Local grocer has pork butts for $1/pound right now. Those are super easy to salt and pepper, throw on the pellet grill for 6 hours, wrap and toss in the oven to finish. It is some work to shred it, remove as much fat as possible, but then I have enough cheap, tasty, meat to feed the freeze dryer for a couple of days.
Last week was chicken fajita thighs on sale for $1/pound. We wound up with probably 50 pounds of those to run.
We haven't had ours long enough to catch a sale on eggs, or the occasional WalMart deal on milk but when we do we will run a bunch of that. It will be a long time before we get to what we feel is "enough" for us to breathe a bit easier. When we do, we will be able to run stuff for friends for many months and make a nice profit doing it.

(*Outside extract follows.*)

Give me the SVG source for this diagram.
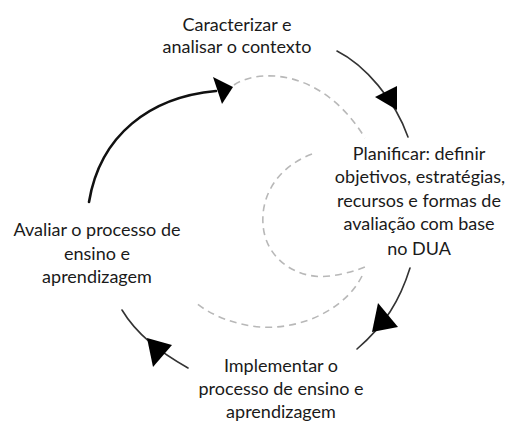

You could also recoup selling freeze dried skittles or gummies, ice cream sandwiches, yogurt drops , etc.
There's also the claim that freeze dried keeps 90% of the nutrients versus home canning destroying half.
You also have huge space and weight savings.
I haven't reconstituted anything yet, but I have tried everything we've done. Trying some of this stuff straight out of the machine is hilarious. Meat that feels like expanded foam insulation, but tastes exactly as it should. Cheese, turkey, chicken, corn, mixed veggies, skittles, it all tastes great.